GIVEN TASK: Among the entries below, find the lines with "that" and copy them.

DATASET RECORDS:

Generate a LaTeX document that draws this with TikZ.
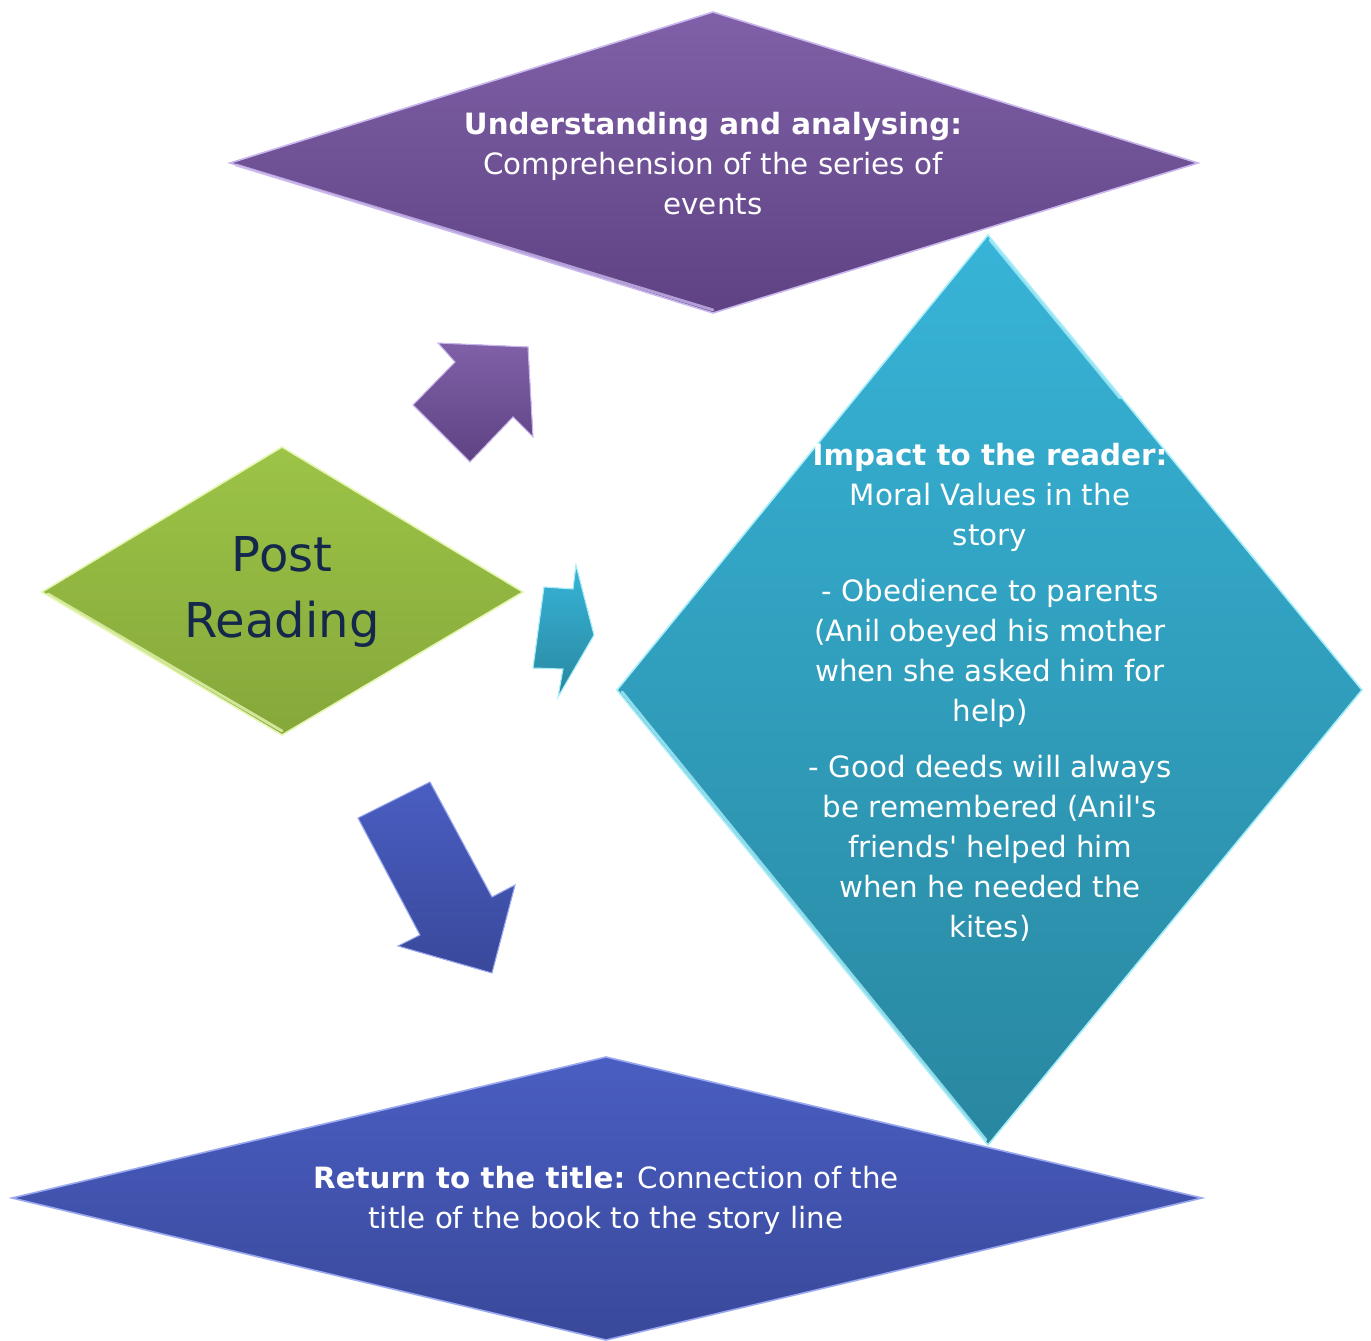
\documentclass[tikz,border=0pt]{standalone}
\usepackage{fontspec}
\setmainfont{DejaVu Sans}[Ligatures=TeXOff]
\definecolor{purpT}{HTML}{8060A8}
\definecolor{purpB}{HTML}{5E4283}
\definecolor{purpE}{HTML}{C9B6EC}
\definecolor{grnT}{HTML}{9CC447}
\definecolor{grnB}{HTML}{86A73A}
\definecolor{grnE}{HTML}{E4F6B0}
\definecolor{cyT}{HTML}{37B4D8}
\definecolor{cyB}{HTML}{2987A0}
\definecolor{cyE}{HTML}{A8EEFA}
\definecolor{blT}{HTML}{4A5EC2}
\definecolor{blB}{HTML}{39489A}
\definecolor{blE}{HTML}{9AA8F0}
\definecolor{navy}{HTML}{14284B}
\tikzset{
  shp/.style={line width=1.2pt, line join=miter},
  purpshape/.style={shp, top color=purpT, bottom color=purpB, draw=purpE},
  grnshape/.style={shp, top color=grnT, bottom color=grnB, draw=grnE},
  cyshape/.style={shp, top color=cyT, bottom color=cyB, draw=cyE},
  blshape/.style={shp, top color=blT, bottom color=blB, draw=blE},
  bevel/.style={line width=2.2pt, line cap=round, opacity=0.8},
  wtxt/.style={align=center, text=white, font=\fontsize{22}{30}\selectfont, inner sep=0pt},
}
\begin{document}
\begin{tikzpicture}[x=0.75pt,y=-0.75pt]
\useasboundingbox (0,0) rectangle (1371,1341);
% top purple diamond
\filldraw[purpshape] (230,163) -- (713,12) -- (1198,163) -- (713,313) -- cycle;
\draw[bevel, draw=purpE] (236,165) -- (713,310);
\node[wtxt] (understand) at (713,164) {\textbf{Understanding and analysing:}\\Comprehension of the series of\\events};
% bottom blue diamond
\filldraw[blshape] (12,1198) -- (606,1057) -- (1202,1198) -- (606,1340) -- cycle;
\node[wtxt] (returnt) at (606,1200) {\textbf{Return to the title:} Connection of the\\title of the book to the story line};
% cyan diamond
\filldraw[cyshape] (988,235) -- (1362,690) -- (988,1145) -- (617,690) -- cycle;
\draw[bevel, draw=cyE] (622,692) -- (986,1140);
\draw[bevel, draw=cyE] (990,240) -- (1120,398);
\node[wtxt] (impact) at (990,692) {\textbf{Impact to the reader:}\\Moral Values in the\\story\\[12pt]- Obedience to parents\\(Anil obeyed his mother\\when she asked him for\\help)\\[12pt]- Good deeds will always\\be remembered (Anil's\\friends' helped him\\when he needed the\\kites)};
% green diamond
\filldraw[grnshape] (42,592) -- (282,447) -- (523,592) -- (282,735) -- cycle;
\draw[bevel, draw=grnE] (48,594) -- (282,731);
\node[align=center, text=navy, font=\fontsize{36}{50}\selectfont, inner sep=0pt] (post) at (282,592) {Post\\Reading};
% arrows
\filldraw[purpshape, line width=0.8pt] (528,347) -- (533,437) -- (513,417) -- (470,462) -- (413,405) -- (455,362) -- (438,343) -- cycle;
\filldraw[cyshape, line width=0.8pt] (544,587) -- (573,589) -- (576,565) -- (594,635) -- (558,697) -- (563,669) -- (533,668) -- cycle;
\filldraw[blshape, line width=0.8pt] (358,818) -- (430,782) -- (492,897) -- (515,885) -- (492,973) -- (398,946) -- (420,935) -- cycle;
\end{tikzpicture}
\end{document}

---

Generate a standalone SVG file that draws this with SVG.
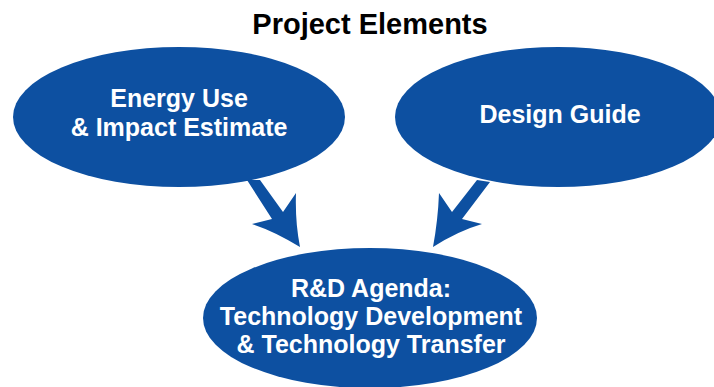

THE REPLY:
Generate a LaTeX document that draws this with TikZ.
Generate a standalone SVG file that draws this with SVG.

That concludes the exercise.